Development, Verification, and Application of a Multiphysics Coupled Deterministic Analysis Program for the Reactor Core

[Background]: Traditional core calculation programs often employ simplified models or loosely coupled methods to enhance computational efficiency. However, with the continuous improvement of computer performance and the increasing demand for higher accuracy in calculations, traditional approaches are no longer sufficient to meet the current requirements for computational performance. [Purpose]: This study aims to develop a core calculation code that employs more accurate theoretical models and a more intensive multi-physics coupling approach. [Methods]: The three-dimensional multiphysics core analysis program developed in this paper achieved coupled calculations of neutronics, thermal-hydraulics, and fuel performance through internal program coupling.

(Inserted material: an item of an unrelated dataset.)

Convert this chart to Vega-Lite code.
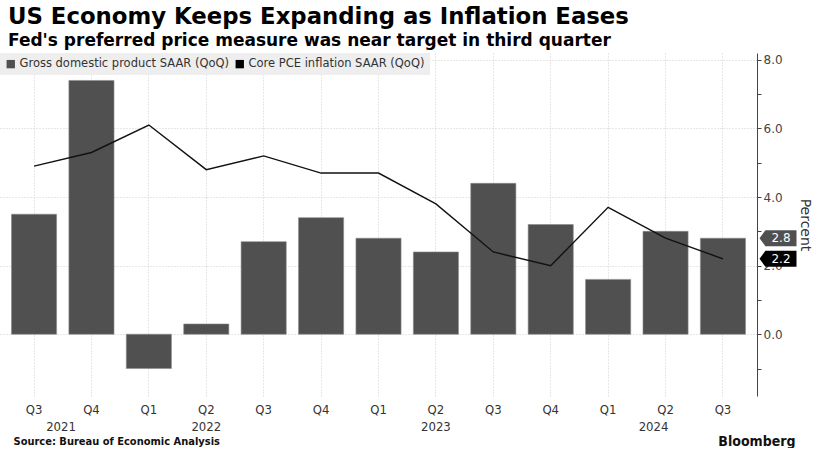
{
  "$schema": "https://vega.github.io/schema/vega-lite/v6.json",
  "width": 757,
  "height": 343,
  "padding": {"left": 0, "top": 6, "right": 10, "bottom": 0},
  "autosize": {"type": "pad"},
  "background": "white",
  "title": {
    "text": "US Economy Keeps Expanding as Inflation Eases",
    "subtitle": "Fed's preferred price measure was near target in third quarter",
    "anchor": "start",
    "dx": 8,
    "font": "DejaVu Sans",
    "fontSize": 22.8,
    "fontWeight": "bold",
    "color": "#000000",
    "subtitleFont": "DejaVu Sans",
    "subtitleFontSize": 17,
    "subtitleFontWeight": "bold",
    "subtitleColor": "#000000",
    "subtitlePadding": 4,
    "offset": 4
  },
  "config": {
    "view": {"stroke": null},
    "legend": {
      "orient": "top-left",
      "offset": 0,
      "direction": "horizontal",
      "fillColor": "#eeeeee",
      "padding": 5,
      "labelFont": "DejaVu Sans",
      "labelFontSize": 11.5,
      "labelColor": "#333333",
      "labelLimit": 400,
      "symbolType": "square",
      "symbolSize": 70,
      "symbolStrokeWidth": 0,
      "columnPadding": 4,
      "labelOffset": 3,
      "title": null
    }
  },
  "data": {
    "values": [
      {"quarter": "Q3 2021", "series": "Gross domestic product SAAR (QoQ)", "value": 3.5},
      {"quarter": "Q4 2021", "series": "Gross domestic product SAAR (QoQ)", "value": 7.4},
      {"quarter": "Q1 2022", "series": "Gross domestic product SAAR (QoQ)", "value": -1.0},
      {"quarter": "Q2 2022", "series": "Gross domestic product SAAR (QoQ)", "value": 0.3},
      {"quarter": "Q3 2022", "series": "Gross domestic product SAAR (QoQ)", "value": 2.7},
      {"quarter": "Q4 2022", "series": "Gross domestic product SAAR (QoQ)", "value": 3.4},
      {"quarter": "Q1 2023", "series": "Gross domestic product SAAR (QoQ)", "value": 2.8},
      {"quarter": "Q2 2023", "series": "Gross domestic product SAAR (QoQ)", "value": 2.4},
      {"quarter": "Q3 2023", "series": "Gross domestic product SAAR (QoQ)", "value": 4.4},
      {"quarter": "Q4 2023", "series": "Gross domestic product SAAR (QoQ)", "value": 3.2},
      {"quarter": "Q1 2024", "series": "Gross domestic product SAAR (QoQ)", "value": 1.6},
      {"quarter": "Q2 2024", "series": "Gross domestic product SAAR (QoQ)", "value": 3.0},
      {"quarter": "Q3 2024", "series": "Gross domestic product SAAR (QoQ)", "value": 2.8},
      {"quarter": "Q3 2021", "series": "Core PCE inflation SAAR (QoQ)", "value": 4.9},
      {"quarter": "Q4 2021", "series": "Core PCE inflation SAAR (QoQ)", "value": 5.3},
      {"quarter": "Q1 2022", "series": "Core PCE inflation SAAR (QoQ)", "value": 6.1},
      {"quarter": "Q2 2022", "series": "Core PCE inflation SAAR (QoQ)", "value": 4.8},
      {"quarter": "Q3 2022", "series": "Core PCE inflation SAAR (QoQ)", "value": 5.2},
      {"quarter": "Q4 2022", "series": "Core PCE inflation SAAR (QoQ)", "value": 4.7},
      {"quarter": "Q1 2023", "series": "Core PCE inflation SAAR (QoQ)", "value": 4.7},
      {"quarter": "Q2 2023", "series": "Core PCE inflation SAAR (QoQ)", "value": 3.8},
      {"quarter": "Q3 2023", "series": "Core PCE inflation SAAR (QoQ)", "value": 2.4},
      {"quarter": "Q4 2023", "series": "Core PCE inflation SAAR (QoQ)", "value": 2.0},
      {"quarter": "Q1 2024", "series": "Core PCE inflation SAAR (QoQ)", "value": 3.7},
      {"quarter": "Q2 2024", "series": "Core PCE inflation SAAR (QoQ)", "value": 2.8},
      {"quarter": "Q3 2024", "series": "Core PCE inflation SAAR (QoQ)", "value": 2.2}
    ]
  },
  "layer": [
    {
      "transform": [{"filter": "datum.series === 'Gross domestic product SAAR (QoQ)'"}],
      "mark": {"type": "bar", "stroke": "#8a8a8a", "strokeWidth": 0.6},
      "encoding": {
        "x": {
          "field": "quarter", "type": "nominal", "sort": null,
          "scale": {"paddingInner": 0.214, "paddingOuter": 0.2},
          "axis": {
            "orient": "bottom",
            "labelExpr": "split(datum.value, ' ')[0]",
            "labelAngle": 0,
            "labelFont": "DejaVu Sans Condensed, Liberation Sans Narrow, sans-serif",
            "labelFontSize": 13,
            "labelColor": "#333333",
            "labelPadding": 7,
            "domain": false,
            "ticks": false,
            "grid": true,
            "gridColor": "#cfcfcf",
            "gridDash": [1, 2],
            "gridWidth": 1,
            "title": "Bloomberg",
            "titleFont": "DejaVu Sans Condensed, Liberation Sans Narrow, sans-serif",
            "titleFontSize": 14,
            "titleFontWeight": "bold",
            "titleColor": "#111111",
            "titleAlign": "right",
            "titleBaseline": "middle",
            "titleX": 795,
            "titleY": 45
          }
        },
        "y": {
          "field": "value", "type": "quantitative",
          "scale": {"domain": [-1.8, 8.2], "nice": false, "zero": false},
          "axis": {
            "orient": "right",
            "values": [0, 2, 4, 6, 8],
            "format": ".1f",
            "labelFont": "DejaVu Sans",
            "labelFontSize": 12,
            "labelColor": "#444444",
            "labelPadding": 2,
            "labelOverlap": false,
            "domain": true,
            "domainColor": "#444444",
            "domainWidth": 1,
            "tickColor": "#444444",
            "tickSize": 4,
            "grid": true,
            "gridColor": "#cfcfcf",
            "gridDash": [1, 2],
            "title": "Percent",
            "titleFont": "DejaVu Sans",
            "titleFontSize": 14,
            "titleFontWeight": "normal",
            "titleColor": "#333333",
            "titlePadding": 15
          }
        },
        "color": {
          "field": "series", "type": "nominal",
          "scale": {
            "domain": ["Gross domestic product SAAR (QoQ)", "Core PCE inflation SAAR (QoQ)"],
            "range": ["#505050", "#000000"]
          }
        }
      }
    },
    {
      "transform": [{"filter": "datum.series === 'Core PCE inflation SAAR (QoQ)'"}],
      "mark": {"type": "line", "color": "#111111", "strokeWidth": 1.4},
      "encoding": {
        "x": {
          "field": "quarter", "type": "nominal", "sort": null,
          "axis": {
            "orient": "bottom",
            "labelExpr": "datum.value === 'Q3 2021' ? '2021' : datum.value === 'Q2 2022' ? '2022' : datum.value === 'Q2 2023' ? '2023' : datum.value === 'Q2 2024' ? '2024' : ''",
            "labelAngle": 0,
            "labelFont": "DejaVu Sans Condensed, Liberation Sans Narrow, sans-serif",
            "labelFontSize": 13,
            "labelColor": "#333333",
            "labelPadding": 24,
            "labelOffset": {"condition": [{"test": "datum.value === 'Q3 2021'", "value": 27}, {"test": "datum.value === 'Q2 2024'", "value": -12}], "value": 0},
            "domain": false,
            "ticks": false,
            "grid": false,
            "title": "Source: Bureau of Economic Analysis",
            "titleFont": "DejaVu Sans Condensed, Liberation Sans Narrow, sans-serif",
            "titleFontSize": 11,
            "titleFontWeight": "bold",
            "titleColor": "#111111",
            "titleAlign": "left",
            "titleBaseline": "middle",
            "titleX": 13,
            "titleY": 45
          }
        },
        "y": {
          "field": "value", "type": "quantitative",
          "axis": {
            "orient": "right",
            "values": [-1, 1, 3, 5, 7],
            "labels": false,
            "grid": false,
            "domain": false,
            "tickSize": 4,
            "tickColor": "#444444",
            "title": null
          }
        }
      }
    },
    {
      "transform": [{"filter": "datum.quarter === 'Q3 2024'"}],
      "mark": {
        "type": "point",
        "shape": "M-1,0 L-0.68,-0.43 L1,-0.43 L1,0.43 L-0.68,0.43 Z",
        "size": 1369,
        "filled": true,
        "opacity": 1,
        "x": {"expr": "width + 21"}
      },
      "encoding": {
        "y": {"field": "value", "type": "quantitative", "axis": null},
        "color": {"field": "series", "type": "nominal"}
      }
    },
    {
      "transform": [{"filter": "datum.quarter === 'Q3 2024'"}],
      "mark": {
        "type": "text",
        "color": "white",
        "font": "DejaVu Sans",
        "fontSize": 12,
        "align": "center",
        "baseline": "middle",
        "x": {"expr": "width + 24"}
      },
      "encoding": {
        "y": {"field": "value", "type": "quantitative", "axis": null},
        "text": {"field": "value", "type": "quantitative", "format": ".1f"}
      }
    }
  ],
  "resolve": {"axis": {"x": "independent", "y": "independent"}}
}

To further enhance computational accuracy, the program employed more precise calculation models. Specifically, the neutronics calculations utilized the semi-analytical nodal method, the depletion calculations adopted the microscopic depletion method, and the thermal-hydraulics calculations were based on the subchannel thermal-hydraulic model. Additionally, to improve computational efficiency, the traditional two-step method of assembly-to-core was utilized. [Results]: To verify the computational performance of the program, it was validated against actual measurement data of the domestic M310 type plant. The validation results show that: the calculation deviation of the integral worth of the control rod group in the physical startup test of the core is within the range of -2.9% to 2.8%, which is far lower than the design criterion of ±10%; the calculation deviations of the core cycle length and the radial power distribution of the core are also very small, far lower than the design criteria. [Conclusions]: The validation results show that the core calculation code possesses high computational accuracy and fast computational efficiency, meeting the practical needs of engineering applications. The subcritical control rod worth measurement system and core operation support system developed based on this code further validate the computational performance and reliability of the code.